» DIRECTIVE
Collect every line that includes the string "this".

##### TASK MATERIAL #####

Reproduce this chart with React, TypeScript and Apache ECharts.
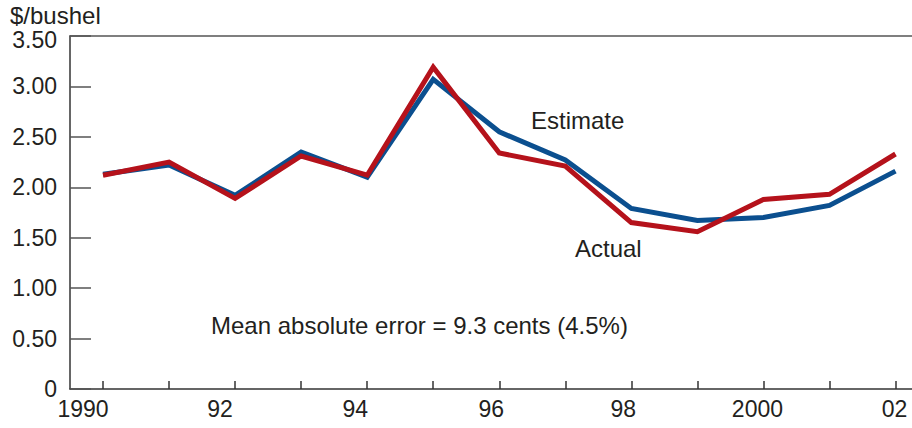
import React, { useEffect, useRef } from "react";
import * as echarts from "echarts";

const years = [1990, 1991, 1992, 1993, 1994, 1995, 1996, 1997, 1998, 1999, 2000, 2001, 2002];
const estimate = [2.13, 2.22, 1.92, 2.35, 2.1, 3.07, 2.55, 2.27, 1.79, 1.67, 1.7, 1.82, 2.16];
const actual = [2.12, 2.25, 1.89, 2.31, 2.12, 3.19, 2.34, 2.21, 1.65, 1.56, 1.88, 1.93, 2.33];
const xLabelYears = [1990, 1992, 1994, 1996, 1998, 2000, 2002];
const xLabelText: Record<number, string> = {
  1990: "1990",
  1992: "92",
  1994: "94",
  1996: "96",
  1998: "98",
  2000: "2000",
  2002: "02",
};

// label styling: left shift (px*2 as right padding) per label, to mimic the original typesetting
const labelStyleKey: Record<number, string> = {
  1990: "a",
  1992: "b",
  1994: "c",
  1996: "d",
  1998: "d",
  2000: "e",
  2002: "f",
};

const FONT = "'Liberation Sans', Arial, Helvetica, sans-serif";
const TEXT = "#231f20";
const AXIS = "#333333";

const xRich = (pad: number) => ({
  fontSize: 23,
  fontFamily: FONT,
  color: TEXT,
  padding: [0, pad, 0, 0],
});

export default function App() {
  const ref = useRef<HTMLDivElement>(null);
  useEffect(() => {
    document.body.style.margin = "0";
    if (!ref.current) return;
    const chart = echarts.init(ref.current, undefined, { renderer: "svg" });
    chart.setOption({
      animation: false,
      backgroundColor: "#ffffff",
      textStyle: { fontFamily: FONT },
      grid: { left: 70, right: 0, top: 36, bottom: 39, containLabel: false },
      xAxis: [
        {
          type: "value",
          min: 1989.5,
          max: 2002.25,
          splitLine: { show: false },
          axisLine: { show: true, lineStyle: { color: AXIS, width: 1.5 } },
          axisTick: {
            show: true,
            inside: true,
            length: 8,
            customValues: years,
            lineStyle: { color: AXIS, width: 1.5 },
          },
          axisLabel: {
            show: true,
            customValues: xLabelYears,
            formatter: (v: number) => {
              const y = Math.round(v);
              const t = xLabelText[y];
              if (!t) return "";
              return `{${labelStyleKey[y]}|${t}}`;
            },
            color: TEXT,
            fontSize: 23,
            fontFamily: FONT,
            margin: 8,
            rich: {
              a: xRich(40),
              b: xRich(30),
              c: xRich(24),
              d: xRich(16),
              e: xRich(12),
              f: xRich(2),
            },
          },
        },
        {
          type: "value",
          position: "top",
          min: 1989.5,
          max: 2002.25,
          splitLine: { show: false },
          axisLine: { show: true, lineStyle: { color: "#555555", width: 1.5 } },
          axisTick: { show: false },
          axisLabel: { show: false },
        },
      ],
      yAxis: {
        type: "value",
        min: 0,
        max: 3.5,
        interval: 0.5,
        splitLine: { show: false },
        axisLine: { show: true, lineStyle: { color: AXIS, width: 1.5 } },
        axisTick: { show: true, inside: true, length: 21, lineStyle: { color: "#555555", width: 1.5 } },
        axisLabel: {
          color: TEXT,
          fontSize: 23,
          fontFamily: FONT,
          margin: 13,
          formatter: (v: number) => (v === 0 ? "0" : v === 3.5 ? "{t|3.50}" : v.toFixed(2)),
          rich: {
            t: { fontSize: 23, fontFamily: FONT, color: TEXT, padding: [8, 0, 0, 0] },
          },
        },
      },
      series: [
        {
          name: "Estimate",
          type: "line",
          data: years.map((y, i) => [y, estimate[i]]),
          symbol: "none",
          lineStyle: { color: "#0b4f8f", width: 5, join: "miter" },
          z: 2,
        },
        {
          name: "Actual",
          type: "line",
          data: years.map((y, i) => [y, actual[i]]),
          symbol: "none",
          lineStyle: { color: "#b5121b", width: 5, join: "miter" },
          z: 3,
        },
      ],
      graphic: [
        {
          type: "text",
          left: 10,
          top: 3,
          style: { text: "$/bushel", fill: TEXT, font: `24px ${FONT}` },
        },
        {
          type: "text",
          left: 531,
          top: 108,
          style: { text: "Estimate", fill: TEXT, font: `24px ${FONT}` },
        },
        {
          type: "text",
          left: 575,
          top: 236,
          style: { text: "Actual", fill: TEXT, font: `24px ${FONT}` },
        },
        {
          type: "text",
          left: 211,
          top: 313,
          style: { text: "Mean absolute error = 9.3 cents (4.5%)", fill: TEXT, font: `24px ${FONT}` },
        },
      ],
    });
    return () => chart.dispose();
  }, []);
  return <div ref={ref} style={{ width: 912, height: 428 }} />;
}
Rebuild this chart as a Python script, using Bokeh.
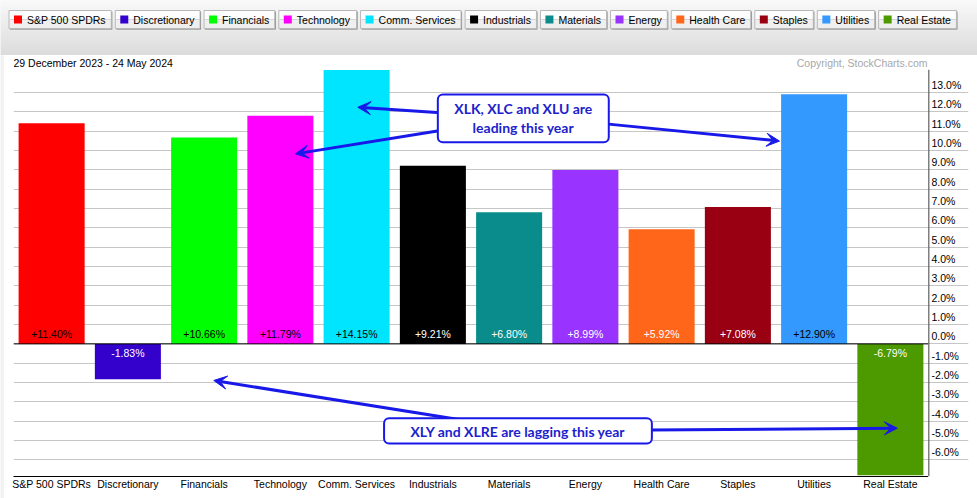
from bokeh.plotting import figure
from bokeh.layouts import column, row
from bokeh.models import (Range1d, FixedTicker, Span, Label, Arrow, VeeHead,
                          BoxAnnotation, ColumnDataSource)
from bokeh.core.properties import value
from bokeh.embed import file_html
from bokeh.resources import INLINE

# ---------------- data ----------------
categories = ["S&P 500 SPDRs", "Discretionary", "Financials", "Technology",
              "Comm. Services", "Industrials", "Materials", "Energy",
              "Health Care", "Staples", "Utilities", "Real Estate"]
pct_change = [11.40, -1.83, 10.66, 11.79, 14.15, 9.21, 6.80, 8.99,
              5.92, 7.08, 12.90, -6.79]
y_ticks = list(range(-6, 14))
y_tick_labels = [f"{t:.1f}%" for t in y_ticks]
date_range = "29 December 2023 - 24 May 2024"
copyright_text = "Copyright, StockCharts.com"
note_leading = ["XLK, XLC and XLU are", "leading this year"]
note_lagging = "XLY and XLRE are lagging this year"

# ---------------- styles ----------------
bar_colors = ["#ff0000", "#3300cc", "#00ff00", "#ff00ff", "#00e5ff", "#000000",
              "#0a8c8c", "#9933ff", "#ff6619", "#990011", "#3399ff", "#4d9900"]
label_colors = ["black", "white", "black", "black", "black", "white",
                "white", "white", "white", "white", "black", "white"]
FONT = "Liberation Sans"
FS = "10.5px"
BLUE = "#1818e8"
TXT_BLUE = "#1c22cc"
GRID = "#c6c6c6"
EDGE_GRAY = "#f2f2f2"

W, H = 977, 498
LEG_H = 55          # legend strip
DATE_H = 14         # strip with date / copyright
EDGE_W = 4          # thin grey border on the left
AXIS_W = 49         # right-hand label column
MAIN_H = H - LEG_H - DATE_H
PLOT_L = 9          # space left of the plotting frame
PLOT_B = 22         # space for category labels
PX_PER_PCT = 19.35
Y_TOP = 14.18
Y_BOT = Y_TOP - (MAIN_H - PLOT_B) / PX_PER_PCT

# ---------------- legend strip ----------------
AW = {' ': 278, '&': 667, '.': 278, 'A': 667, 'B': 667, 'C': 722, 'D': 722,
      'E': 667, 'F': 611, 'G': 778, 'H': 722, 'I': 278, 'J': 500, 'K': 667,
      'L': 556, 'M': 833, 'N': 722, 'O': 778, 'P': 667, 'Q': 778, 'R': 722,
      'S': 667, 'T': 611, 'U': 722, 'V': 667, 'W': 944, 'X': 667, 'Y': 667,
      'Z': 611, 'a': 556, 'b': 556, 'c': 500, 'd': 556, 'e': 556, 'f': 278,
      'g': 556, 'h': 556, 'i': 222, 'j': 222, 'k': 500, 'l': 222, 'm': 833,
      'n': 556, 'o': 556, 'p': 556, 'q': 556, 'r': 333, 's': 500, 't': 278,
      'u': 556, 'v': 500, 'w': 722, 'x': 500, 'y': 500, 'z': 500}
for d in "0123456789":
    AW[d] = 556


def text_w(s, size=10.5):
    return sum(AW.get(ch, 556) for ch in s) * size / 1000.0


lg = figure(width=W, height=LEG_H, x_range=Range1d(0, W), y_range=Range1d(LEG_H, 0),
            toolbar_location=None, output_backend="svg",
            x_axis_location=None, y_axis_location=None, min_border=0)
lg.grid.visible = False
lg.outline_line_color = None
lg.background_fill_color = EDGE_GRAY
lg.border_fill_color = EDGE_GRAY

N = 20
g_top, g_bot, g_col = [], [], []
for j in range(N):
    t = j / (N - 1)
    c = int(round(0xf7 + (0xdc - 0xf7) * t))
    g_top.append(2 + j * (LEG_H - 2) / N)
    g_bot.append(2 + (j + 1) * (LEG_H - 2) / N + 0.5)
    g_col.append("#%02x%02x%02x" % (c, c, c))
lg.quad(left=0, right=W, top=0, bottom=2, fill_color="#fafafa", line_color=None)
lg.quad(left=0, right=W, top=g_top, bottom=g_bot, fill_color=g_col, line_color=None)

PAD = 23.5
GAP = 4
BOX_T, BOX_B = 10, 28
lefts, rights = [], []
x = 8.5
for name in categories:
    w = text_w(name) + PAD
    lefts.append(x)
    rights.append(x + w)
    x += w + GAP
mid = (BOX_T + BOX_B) / 2
lg.quad(left=[l + 1 for l in lefts], right=[r + 1 for r in rights],
        top=BOX_T + 1, bottom=BOX_B + 1, fill_color="#7a7a7a", line_color=None)
lg.quad(left=lefts, right=rights, top=BOX_T, bottom=mid, fill_color="#fdfdfd", line_color=None)
lg.quad(left=lefts, right=rights, top=mid, bottom=BOX_B, fill_color="#efefef", line_color=None)
lg.quad(left=lefts, right=rights, top=BOX_T, bottom=BOX_B, fill_color=None,
        line_color="#b8b8b8", line_width=1)
lg.quad(left=[l + 5 for l in lefts], right=[l + 13 for l in lefts],
        top=mid - 4, bottom=mid + 4, fill_color=bar_colors, line_color=None)
lg.text(x=[l + 18 for l in lefts], y=mid + 0.5, text=categories, text_align="left",
        text_baseline="middle", text_font=value(FONT), text_font_size=FS,
        text_color="black")

# ---------------- shared ranges ----------------
xr = Range1d(-0.5, 11.5)
yr = Range1d(Y_BOT, Y_TOP)

# ---------------- left grey edge ----------------
edge = figure(width=EDGE_W, height=H - LEG_H, toolbar_location=None,
              output_backend="svg", x_axis_location=None, y_axis_location=None,
              min_border=0, x_range=Range1d(0, 1), y_range=Range1d(0, 1))
edge.grid.visible = False
edge.outline_line_color = None
edge.background_fill_color = EDGE_GRAY
edge.border_fill_color = EDGE_GRAY

# ---------------- date / copyright strip ----------------
ds = figure(width=W - EDGE_W, height=DATE_H, x_range=xr, y_range=Range1d(0, DATE_H),
            toolbar_location=None, output_backend="svg", x_axis_location=None,
            y_axis_location=None, min_border=0, min_border_left=PLOT_L,
            min_border_right=AXIS_W)
ds.grid.visible = False
ds.outline_line_color = None
ds.text(x=[xr.start], y=DATE_H / 2, text=[date_range], text_align="left",
        text_baseline="middle", text_font=value(FONT), text_font_size=FS,
        text_color="black")
ds.text(x=[xr.end], y=DATE_H / 2, text=[copyright_text], text_align="right",
        x_offset=-1, text_baseline="middle", text_font=value(FONT),
        text_font_size=FS, text_color="#a8a8a8")

# ---------------- main chart ----------------
p = figure(width=W - EDGE_W - AXIS_W, height=MAIN_H, x_range=xr, y_range=yr,
           y_axis_location=None, toolbar_location=None, output_backend="svg",
           min_border=0, min_border_left=PLOT_L, min_border_bottom=PLOT_B)
p.outline_line_color = None
p.xgrid.visible = False
p.ygrid.ticker = FixedTicker(ticks=y_ticks)
p.ygrid.grid_line_color = GRID

xa = p.xaxis[0]
xa.ticker = FixedTicker(ticks=list(range(len(categories))))
xa.major_label_overrides = {i: c for i, c in enumerate(categories)}
xa.major_tick_line_color = None
xa.minor_tick_line_color = None
xa.major_tick_out = 0
xa.major_tick_in = 0
xa.minor_tick_out = 0
xa.axis_line_color = "black"
xa.major_label_standoff = 1
xa.major_label_text_font = FONT
xa.major_label_text_font_size = FS
xa.major_label_text_color = "black"

src = ColumnDataSource(dict(
    x=list(range(len(categories))),
    top=pct_change,
    color=bar_colors,
    label=[f"{v:+.2f}%" for v in pct_change],
    tc=label_colors,
    yoff=[-9.5 if v > 0 else 9 for v in pct_change],
))
p.vbar(x="x", top="top", bottom=0, width=0.866, fill_color="color",
       line_color=None, source=src)
p.text(x="x", y=0, text="label", text_color="tc", y_offset="yoff",
       text_align="center", text_baseline="middle", text_font=value(FONT),
       text_font_size=FS, source=src)

p.add_layout(Span(location=0, dimension="width", line_color="black", line_width=1))

# annotation arrows (x in category slots, y in percent)
arrows = [
    (5.10, 11.94, 4.015, 12.23),
    (5.10, 11.03, 3.198, 9.82),
    (7.27, 11.37, 9.546, 10.48),
    (5.40, -3.95, 2.127, -1.89),
    (7.85, -4.45, 11.091, -4.36),
]
for xs, ys, xe, ye in arrows:
    p.add_layout(Arrow(end=VeeHead(size=13, fill_color=BLUE, line_color=BLUE),
                       x_start=xs, y_start=ys, x_end=xe, y_end=ye,
                       line_color=BLUE, line_width=3))

p.add_layout(BoxAnnotation(left=5.065, right=7.307, top=12.89, bottom=10.42,
                           fill_color="white", fill_alpha=1, line_color=BLUE,
                           line_alpha=1, line_width=2, border_radius=5))
p.add_layout(BoxAnnotation(left=4.36, right=7.872, top=-3.84, bottom=-5.15,
                           fill_color="white", fill_alpha=1, line_color=BLUE,
                           line_alpha=1, line_width=2, border_radius=5))
for line_text, ly in zip(note_leading, [12.15, 11.17]):
    p.add_layout(Label(x=6.186, y=ly, text=line_text, text_align="center",
                       text_baseline="middle", text_font="Lato",
                       text_font_style="bold", text_font_size="14px",
                       text_color=TXT_BLUE))
p.add_layout(Label(x=6.116, y=-4.51, text=note_lagging, text_align="center",
                   text_baseline="middle", text_font="Lato",
                   text_font_style="bold", text_font_size="14px",
                   text_color=TXT_BLUE))

# ---------------- right-hand value axis ----------------
ax = figure(width=AXIS_W, height=MAIN_H, x_range=Range1d(0, 40), y_range=yr,
            toolbar_location=None, output_backend="svg", x_axis_location=None,
            y_axis_location=None, min_border=0, min_border_bottom=PLOT_B,
            min_border_right=AXIS_W - 40)
ax.outline_line_color = None
ax.xgrid.visible = False
ax.ygrid.ticker = FixedTicker(ticks=y_ticks)
ax.ygrid.grid_line_color = GRID
ax.add_layout(Span(location=0, dimension="height", line_color="black", line_width=1.5))
ax.text(x=0, y=y_ticks, text=y_tick_labels, x_offset=3, y_offset=-7.5,
        text_align="left", text_baseline="middle", text_font=value(FONT),
        text_font_size=FS, text_color="black")

layout = column(lg, row(edge, column(ds, row(p, ax, spacing=0), spacing=0), spacing=0),
                spacing=0)
open("out.html", "w").write(file_html(layout, INLINE))
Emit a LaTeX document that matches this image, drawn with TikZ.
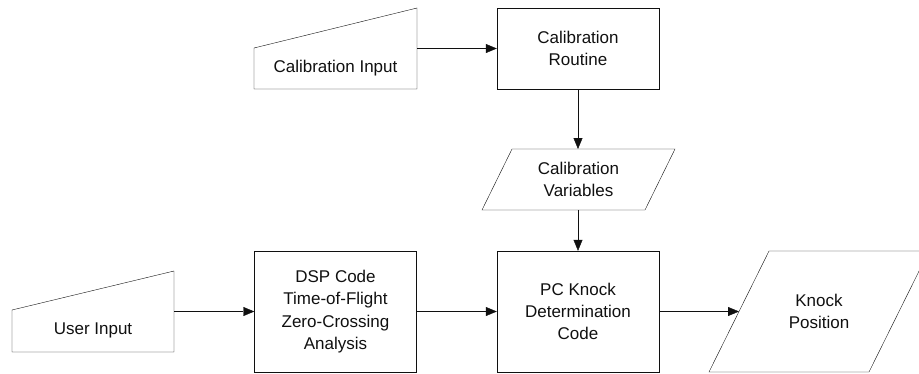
\documentclass[tikz,border=0pt]{standalone}
\usepackage{fontspec}
\setmainfont{Liberation Sans}
\usetikzlibrary{arrows.meta}
\definecolor{ink}{HTML}{101010}
\tikzset{>={Triangle[length=11pt,width=9pt]},line width=1.5pt,
  every node/.style={font=\fontsize{17}{22.3}\selectfont,align=center,inner sep=0pt,text=ink},
  block/.style={draw=ink,minimum width=162pt,minimum height=81pt},
  tallblock/.style={block,minimum height=121pt},
  outline/.style={draw=ink,line join=miter},
  flow/.style={->,draw=ink}}
\begin{document}
\begin{tikzpicture}[x=1pt,y=-1pt]
\useasboundingbox (0,0) rectangle (919,373);
% manual inputs
\draw[outline] (254,48)--(417,8)--(417,89)--(254,89)--cycle;
\node (calin) at (335.5,68) {Calibration Input};
\coordinate (calinout) at (417,48.5);
\draw[outline] (12,310)--(174,271)--(174,352)--(12,352)--cycle;
\node (userin) at (93,330) {User Input};
\coordinate (userinout) at (174,311.5);
% processes
\node[block] (calroutine) at (578,48.5) {Calibration\\Routine};
\node[tallblock] (dsp) at (335.5,311.5) {DSP Code\\Time-of-Flight\\Zero-Crossing\\Analysis};
\node[tallblock] (pc) at (578,311.5) {PC Knock\\Determination\\Code};
% data
\draw[outline] (482,210)--(512,149)--(675,149)--(645,210)--cycle;
\node (calvars) at (578.5,179.5) {Calibration\\Variables};
\coordinate (calvarsin) at (578,149);\coordinate (calvarsout) at (578,210);
\draw[outline] (709,372)--(769,251)--(929,251)--(869,372)--cycle;
\node (knock) at (819,311.5) {Knock\\Position};
\coordinate (knockin) at (739,311.5);
% flow
\draw[flow] (calinout)--(calroutine);
\draw[flow] (calroutine)--(calvarsin);
\draw[flow] (calvarsout)--(pc);
\draw[flow] (userinout)--(dsp);
\draw[flow] (dsp)--(pc);
\draw[flow] (pc)--(knockin);
\end{tikzpicture}
\end{document}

#####

» EXERCISE RESPONSE
Reproduce this chart with React, TypeScript and Apache ECharts.
Rebuild this chart as a Python script, using Bokeh.
note_leading = ["XLK, XLC and XLU are", "leading this year"]
note_lagging = "XLY and XLRE are lagging this year"
Emit a LaTeX document that matches this image, drawn with TikZ.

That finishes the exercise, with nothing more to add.